Den in seiner Partei organisierten Massen zollte er hingegen jeden Respekt und als hinreißender Redner konnte er über sich hinauswachsen. Er war ein überzeugter Internationalist und dennoch blieb er zugleich deutschnational. Sein Deutschnationalismus verstand sich in der Tradition der 1848er-Revolution, als republikanisch und demokratisch; und wenn er als erster Außenminister der Republik den Anschluss an ein demokratisches Deutschland anstrebte, so wurde eben auch auf sein Betreiben der Anschlussparagraph nach Hitlers Machtübernahme 1933 aus dem sozialdemokratischen Parteiprogramm gestrichen. Er galt gemeinhin als Theoretiker und hat dennoch mehr Artikel über die Fragen des praktischen Lebens der arbeitenden Menschen geschrieben als irgendwer sonst in seiner Partei. Er entstammte einem assimilierten, jüdischen Großbürgermilieu und hat doch in seinem theoretischen Werk den Antisemitismus, den er als billigen Populismus und „Zeiterscheinung“ abtat, bestenfalls in Ansätzen thematisiert.

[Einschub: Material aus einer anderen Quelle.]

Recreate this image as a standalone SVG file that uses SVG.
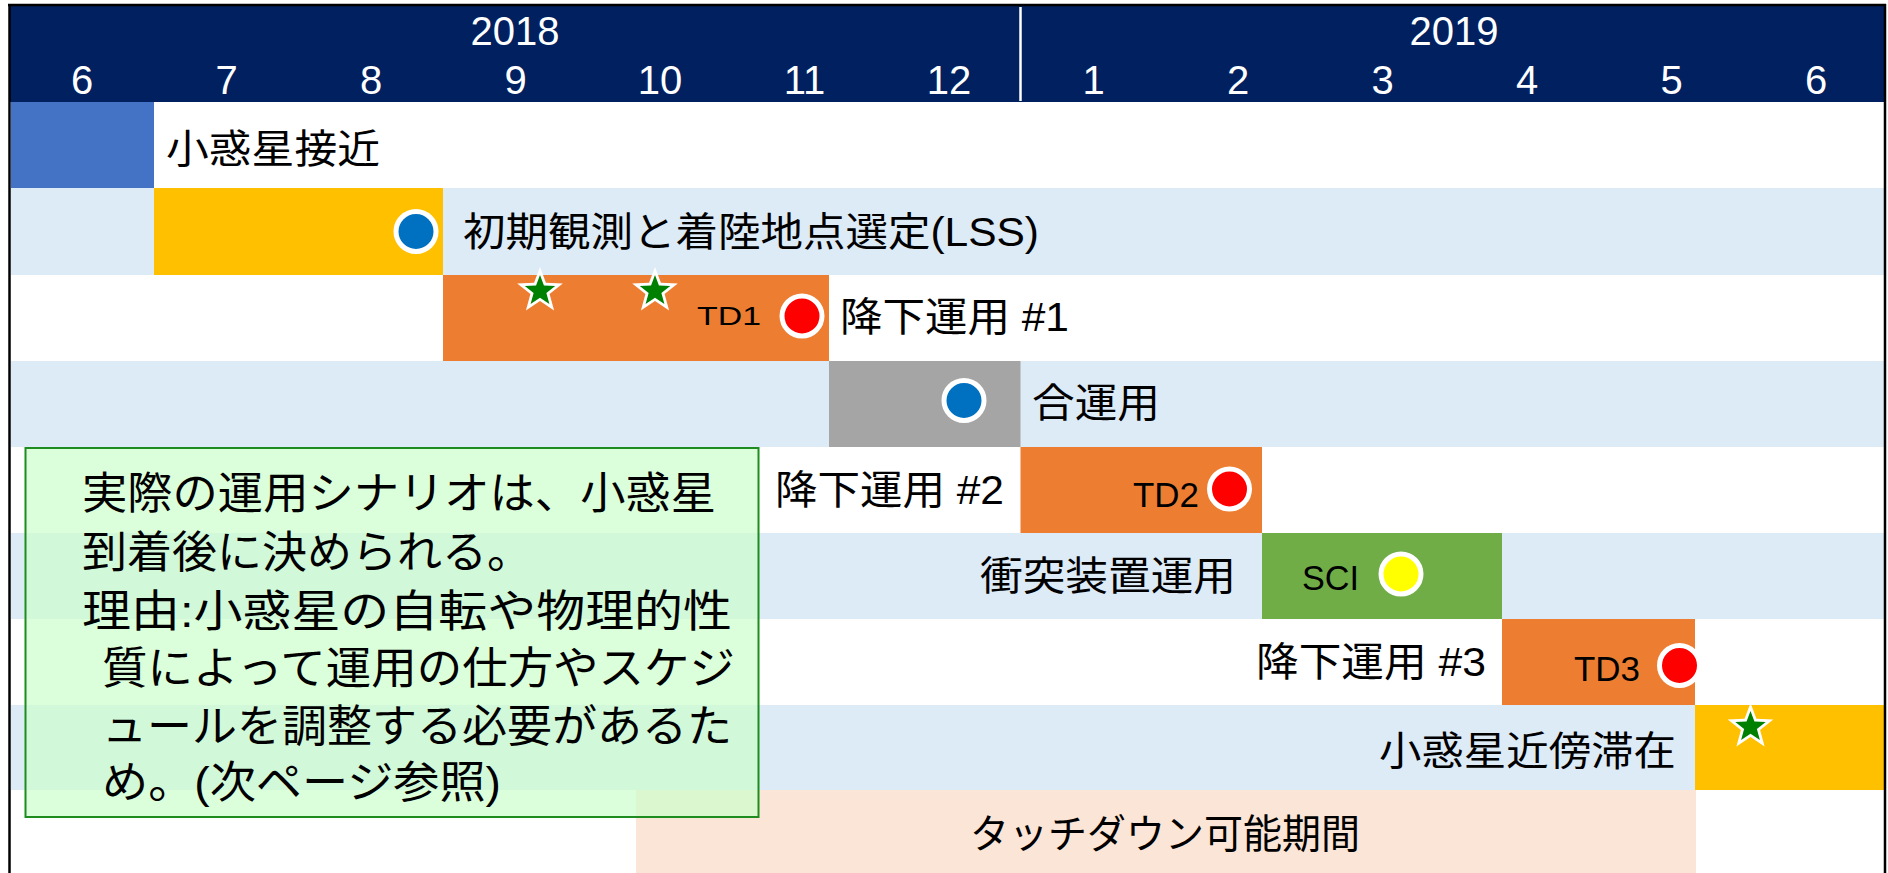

Bauers Werk steht (wenn man von seinem langjährigen innerparteilichen Gegenspieler Karl Renner absieht) gigantengleich über dem seiner Zeitgenossen. Im Alter von zehn Jahren verfasst er, in klassischem Versmaß und als „Weihnachtsgabe“ für seine Eltern, ein Drama über Napoleons Ende. Mit 26 Jahren bekleidet der promovierte Staatswissenschafter den Posten eines sozialdemokratischen Klubsekretärs, und steigt mit seiner Nationalitätenstudie in die erste Reihe der Theoretiker der Sozialistischen Internationale auf. In der sibirischen Kriegsgefangenschaft schreibt der Oberleutnant der k. u. k. Armee ohne jegliche Sekundärliteratur sein wohl anspruchsvollstes Buch, „Weltbild des Kapitalismus“. Sein im Exil verfasstes Spätwerk „Zwischen zwei Weltkriegen?“ wird in den 1970er Jahren zur theoretischen Grundlage eines neu formulierten, reformistischen dritten Weges. Die Wiederkehr des Nationalen im Gefolge der Sanften Revolutionen in Mittel- und Südosteuropa in den späten 1980er Jahren löst Übersetzungen seiner Nationalitätenfrage in alle Weltsprachen und eine weltweite Debatte seiner Thesen zur nationalen Frage aus.